Include the line with "(0,0) rectangle (19.475,-18.1);" and every line before it in the entries below, echoed exactly, but not the pictures.
——
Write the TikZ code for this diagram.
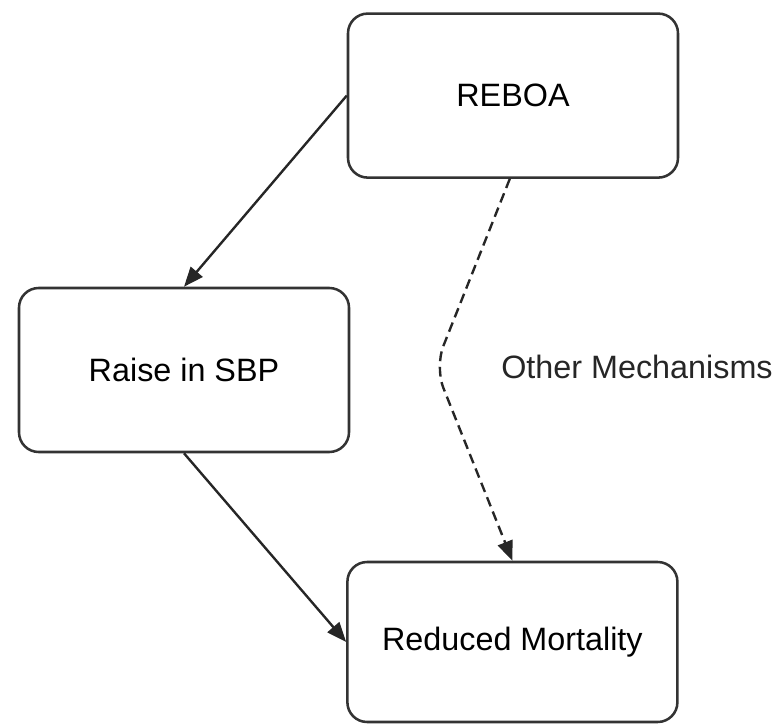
\documentclass[tikz,border=0pt]{standalone}
\usepackage{fontspec}
\setmainfont{Liberation Sans}
\usetikzlibrary{arrows, arrows.meta}
\usetikzlibrary{calc}

\begin{document}
\begin{tikzpicture}[
    box/.style={draw=black!80, line width=1.8pt, rounded corners=14pt, minimum width=8.25cm, minimum height=4.1cm, font=\fontsize{23}{28}\selectfont},
    link/.style={draw=black!85, line width=1.7pt, -{Triangle[length=14pt, width=11pt]}}
  ]
    \useasboundingbox (0,0) rectangle (19.475,-18.1);

    \node[box] (reboa) at (12.825,-2.39) {REBOA};
    \node[box] (sbp) at (4.6,-9.25) {Raise in SBP};
    \node[box, minimum height=4.0cm] (mortality) at (12.81,-16.05) {Reduced Mortality};
    \node[font=\fontsize{23}{28}\selectfont, text=black!85] (other) at (15.925,-9.175) {Other Mechanisms};

    \coordinate (bend) at (10.875,-9.175);

    \draw[link] (reboa.west) -- (sbp.north);
    \draw[link] (sbp.south) -- (mortality.west);
    \draw[link, dash pattern=on 7pt off 4pt, rounded corners=16pt] ($(reboa.south)+(-0.08,0)$) -- (bend) -- (mortality.north);
  \end{tikzpicture}
\end{document}
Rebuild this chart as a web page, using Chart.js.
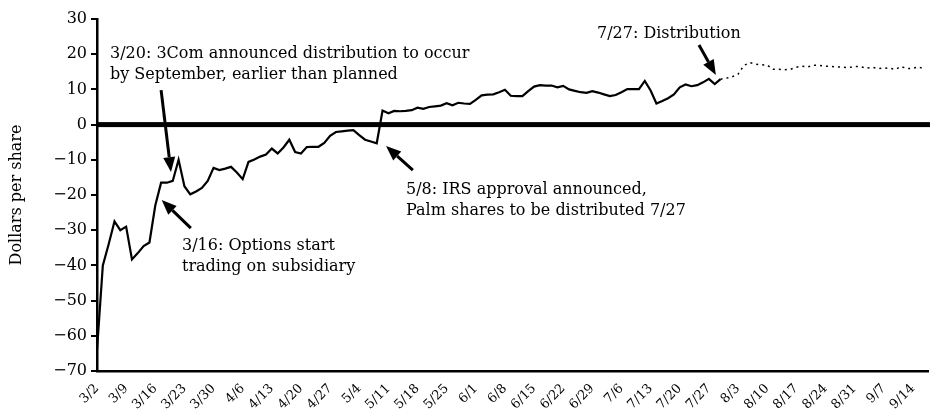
——
Full answer:
Write the TikZ code for this diagram.
\documentclass[tikz,border=0pt]{standalone}
\usepackage{fontspec}
\setmainfont{Liberation Sans}
\usetikzlibrary{arrows, arrows.meta}
\usetikzlibrary{calc}

\begin{document}
\begin{tikzpicture}[
    box/.style={draw=black!80, line width=1.8pt, rounded corners=14pt, minimum width=8.25cm, minimum height=4.1cm, font=\fontsize{23}{28}\selectfont},
    link/.style={draw=black!85, line width=1.7pt, -{Triangle[length=14pt, width=11pt]}}
  ]
    \useasboundingbox (0,0) rectangle (19.475,-18.1);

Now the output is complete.